Black Music: From Liberation to Commodification.

During Chattel Slavery our ancestors sang songs of liberation, coded songs that would help guide those who were daring enough to take the risk to freedom in the North, or deeper South. Songs like Wade in the Water & Follow the Drinkin’ Gourd. These songs were sang through the Slave Quarters, and in the fields, and wherever you found enslaved Africans.

Today, as I live in my (poor Black) community, and visit Hoods all over the US I hear Black music, bumping from the cars, to the stores, from the slum housing giving the exact opposite message of the hymns of the past. Popular Black music of our era compels us remain on the plantation, to fully embrace the subhuman conditions that our oppressors subject us to.

We’ve allowed our Enemies to penetrate and commodify our culture, to turn our most talented Brothers and Sisters against us.

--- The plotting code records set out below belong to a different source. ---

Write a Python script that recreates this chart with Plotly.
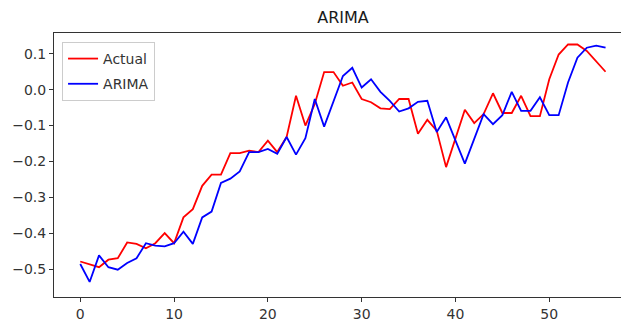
import plotly.graph_objects as go

x_index = list(range(57))
actual = [-0.479, -0.487, -0.495, -0.474, -0.470, -0.426, -0.430, -0.442, -0.428, -0.400,
          -0.428, -0.356, -0.333, -0.268, -0.237, -0.237, -0.177, -0.177, -0.170, -0.174,
          -0.142, -0.174, -0.132, -0.017, -0.100, -0.040, 0.049, 0.049, 0.011, 0.020,
          -0.026, -0.035, -0.052, -0.054, -0.026, -0.026, -0.123, -0.084, -0.114, -0.216,
          -0.137, -0.056, -0.093, -0.068, -0.010, -0.065, -0.065, -0.017, -0.074, -0.074,
          0.029, 0.098, 0.126, 0.126, 0.108, 0.078, 0.050]
arima = [-0.486, -0.536, -0.462, -0.495, -0.502, -0.483, -0.470, -0.428, -0.435, -0.437,
         -0.428, -0.396, -0.430, -0.356, -0.340, -0.260, -0.248, -0.228, -0.174, -0.174,
         -0.165, -0.179, -0.132, -0.181, -0.135, -0.026, -0.103, -0.035, 0.038, 0.061,
         0.006, 0.029, -0.006, -0.031, -0.061, -0.052, -0.034, -0.031, -0.118, -0.077,
         -0.142, -0.206, -0.137, -0.068, -0.096, -0.071, -0.006, -0.059, -0.059, -0.021,
         -0.071, -0.071, 0.020, 0.089, 0.117, 0.123, 0.117]

x_tickvals = [0, 10, 20, 30, 40, 50]
y_tickvals = [0.1, 0.0, -0.1, -0.2, -0.3, -0.4, -0.5]
y_ticktext = ["0.1", "0.0", "\u22120.1", "\u22120.2", "\u22120.3", "\u22120.4", "\u22120.5"]

font = "DejaVu Sans, Liberation Sans, sans-serif"

fig = go.Figure()
fig.add_trace(go.Scatter(x=x_index, y=actual, mode="lines", name="Actual", legendgroup="a",
                         line=dict(color="#ff0000", width=1.8)))
fig.add_trace(go.Scatter(x=x_index, y=arima, mode="lines", name="ARIMA", legendgroup="b",
                         line=dict(color="#0000ff", width=1.8)))

# page body has an 8px margin, so the figure is sized/offset to compensate
fig.update_layout(
    width=621, height=316,
    margin=dict(l=46, r=0, t=25, b=27, pad=0),
    paper_bgcolor="white", plot_bgcolor="white",
    font=dict(family=font, size=14, color="#333333"),
    title=dict(text="ARIMA", x=335 / 621, xref="container", xanchor="center",
               y=1 - 9 / 316, yref="container", yanchor="middle",
               font=dict(size=16, color="#1a1a1a")),
    showlegend=True,
    legend=dict(x=0.014, y=0.966, xanchor="left", yanchor="top",
                bgcolor="rgba(255,255,255,0.8)", bordercolor="#cccccc", borderwidth=1,
                font=dict(size=14, color="#333333"), itemwidth=30, tracegroupgap=4,
                traceorder="grouped"),
)
fig.update_xaxes(range=[-2.8, 58.5], tickvals=x_tickvals, showgrid=False, zeroline=False,
                 showline=True, linecolor="#333333", linewidth=1, mirror=True,
                 ticks="outside", ticklen=4, tickcolor="#333333", automargin=False)
fig.update_yaxes(range=[-0.578, 0.158], tickvals=y_tickvals, ticktext=y_ticktext,
                 showgrid=False, zeroline=False,
                 showline=True, linecolor="#333333", linewidth=1, mirror=False,
                 ticks="outside", ticklen=4, tickcolor="#333333", automargin=False)

fig.write_html("out.html")
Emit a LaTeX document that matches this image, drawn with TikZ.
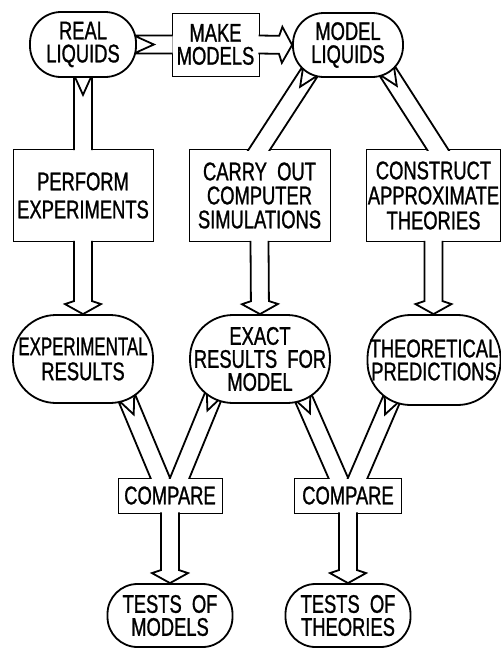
\documentclass[tikz,border=0pt]{standalone}
\usepackage{fontspec}
\setmainfont{Liberation Sans}[FakeStretch=0.72,WordSpace=2,FakeBold=1]
\usetikzlibrary{calc}

\pgfdeclarelayer{boxes}
\pgfdeclarelayer{bands}
\pgfsetlayers{boxes,bands,main}

\newcommand{\notchband}[2]{%
  \coordinate (bS) at (#1);
  \coordinate (bE) at (#2);
  \coordinate (bN) at ($(bS)!20pt!(bE)$);
  \coordinate (bSl) at ($(bS)!9pt!90:(bE)$);
  \coordinate (bSr) at ($(bS)!9pt!-90:(bE)$);
  \coordinate (bEl) at ($(bE)!9pt!-90:(bS)$);
  \coordinate (bEr) at ($(bE)!9pt!90:(bS)$);
  \fill[white] (bSl) -- (bN) -- (bSr) -- (bEr) -- (bEl) -- cycle;
  \draw[bandline] (bEl) -- (bSl) -- (bN) -- (bSr) -- (bEr);
}
\newcommand{\tipband}[2]{%
  \coordinate (bS) at (#1);
  \coordinate (bE) at (#2);
  \coordinate (bH) at ($(bE)!13pt!(bS)$);
  \coordinate (bF) at ($(bE)!10pt!(bS)$);
  \coordinate (bSl) at ($(bS)!9pt!90:(bE)$);
  \coordinate (bSr) at ($(bS)!9pt!-90:(bE)$);
  \coordinate (bHl) at ($(bH)!9pt!90:(bE)$);
  \coordinate (bHr) at ($(bH)!9pt!-90:(bE)$);
  \coordinate (bFl) at ($(bF)!18pt!90:(bE)$);
  \coordinate (bFr) at ($(bF)!18pt!-90:(bE)$);
  \fill[white] (bSl) -- (bHl) -- (bFl) -- (bE) -- (bFr) -- (bHr) -- (bSr) -- cycle;
  \draw[bandline] (bSl) -- (bHl) -- (bFl) -- (bE) -- (bFr) -- (bHr) -- (bSr);
}

\begin{document}
\begin{tikzpicture}[x=1pt,y=-1pt,line width=1.8pt,
  every node/.style={align=center,inner sep=0pt,font=\fontsize{25.5}{23}\selectfont},
  oval/.style={draw,fill=white,rounded corners=#1},
  task/.style={draw,fill=white},
  skip/.style={font=\fontsize{25.5}{#1}\selectfont},
  bandline/.style={line width=1.8pt}]
\useasboundingbox (0,0) rectangle (501,649);
\node[oval=31pt,minimum width=106pt,minimum height=65pt] (RL) at (83,44.5) {REAL\\LIQUIDS};
\node[oval=31pt,minimum width=110pt,minimum height=64pt] (ML) at (348,45) {MODEL\\LIQUIDS};
\node[oval=43pt,minimum width=140pt,minimum height=88pt,skip=25] (ER) at (83,359) {\scalebox{0.92}[1]{EXPERIMENTAL}\\RESULTS};
\node[oval=43pt,minimum width=140pt,minimum height=88pt,skip=23] (EX) at (260,359) {EXACT\\RESULTS FOR\\MODEL};
\node[oval=43pt,minimum width=133pt,minimum height=90pt,skip=23] (TP) at (434,360) {THEORETICAL\\PREDICTIONS};
\node[oval=30pt,minimum width=125pt,minimum height=63pt] (T1) at (170,615.5) {TESTS OF\\MODELS};
\node[oval=30pt,minimum width=125pt,minimum height=63pt] (T2) at (348,615.5) {TESTS OF\\THEORIES};
\begin{pgfonlayer}{boxes}
\node[task,minimum width=87pt,minimum height=63pt] (MM) at (215.5,44.5) {MAKE\\MODELS};
\node[task,minimum width=140pt,minimum height=92pt,skip=28] (PE) at (83,195.5) {PERFORM\\EXPERIMENTS};
\node[task,minimum width=141pt,minimum height=92pt,skip=24] (CS) at (259.5,195.5) {CARRY OUT\\COMPUTER\\SIMULATIONS};
\node[task,minimum width=134pt,minimum height=92pt,skip=25] (CA) at (433.5,195.5) {CONSTRUCT\\APPROXIMATE\\THEORIES};
\node[task,minimum width=104pt,minimum height=35pt] (C1) at (170,495.5) {COMPARE};
\node[task,minimum width=107pt,minimum height=35pt] (C2) at (348,495.5) {COMPARE};
\end{pgfonlayer}
\begin{pgfonlayer}{bands}
\notchband{$(RL.east)+(-3,0)$}{$(MM.west)+(0.8,0)$}
\tipband{$(MM.east)+(-0.8,0)$}{ML.west}
\notchband{$(RL.south)+(0,-3)$}{$(PE.north)+(0,0.8)$}
\tipband{$(PE.south)+(0,-0.8)$}{ER.north}
\tipband{$(CS.south)+(0,-0.8)$}{EX.north}
\tipband{$(CA.south)+(0,-0.8)$}{CA.south |- TP.north}
\tipband{$(C1.south)+(0,-0.8)$}{T1.north}
\tipband{$(C2.south)+(0,-0.8)$}{T2.north}
\begin{scope}
\clip (0,0) rectangle ($(CS.north)+(501,0.8)$);
\coordinate (mlA) at ($(ML)+(-37,25)$);
\notchband{mlA}{$(mlA)!1.15!(CS.north)$}
\coordinate (mlB) at ($(ML)+(38,24)$);
\coordinate (caT) at ($(CA.north)+(4,0)$);
\notchband{mlB}{$(mlB)!1.15!(caT)$}
\end{scope}
\begin{scope}
\clip (0,0) rectangle ($(C1.north)+(501,0.8)$);
\coordinate (erA) at ($(ER)+(43,37)$);
\coordinate (c1L) at ($(C1.north)+(-9.8,0)$);
\notchband{erA}{$(erA)!1.15!(c1L)$}
\coordinate (exA) at ($(EX)+(-45,33)$);
\coordinate (c1R) at ($(C1.north)+(9.8,0)$);
\notchband{exA}{$(exA)!1.15!(c1R)$}
\coordinate (exB) at ($(EX)+(42,36)$);
\coordinate (c2L) at ($(C2.north)+(-9.8,0)$);
\notchband{exB}{$(exB)!1.15!(c2L)$}
\coordinate (tpA) at ($(TP)+(-41,36)$);
\coordinate (c2R) at ($(C2.north)+(9.8,0)$);
\notchband{tpA}{$(tpA)!1.15!(c2R)$}
\end{scope}
\end{pgfonlayer}
\end{tikzpicture}
\end{document}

We now ignore the songs of rebellion, exodus, and inspiration and shake our asses to unrelenting disrespect, materialism, and death.

Without a African Cultural Revolution, without elevating the artist who boost Pan-Africanism, Black Empowerment, and Revolution over these overpaid Modern Day Minstrels we don’t stand a change.

Without a Culture of Resistance, without progressive music to inspire us we will not make it.

Music is most important to the African.

As Del Jones often stated: “Outta the Drum We Come, and it is to the Drum we will return.”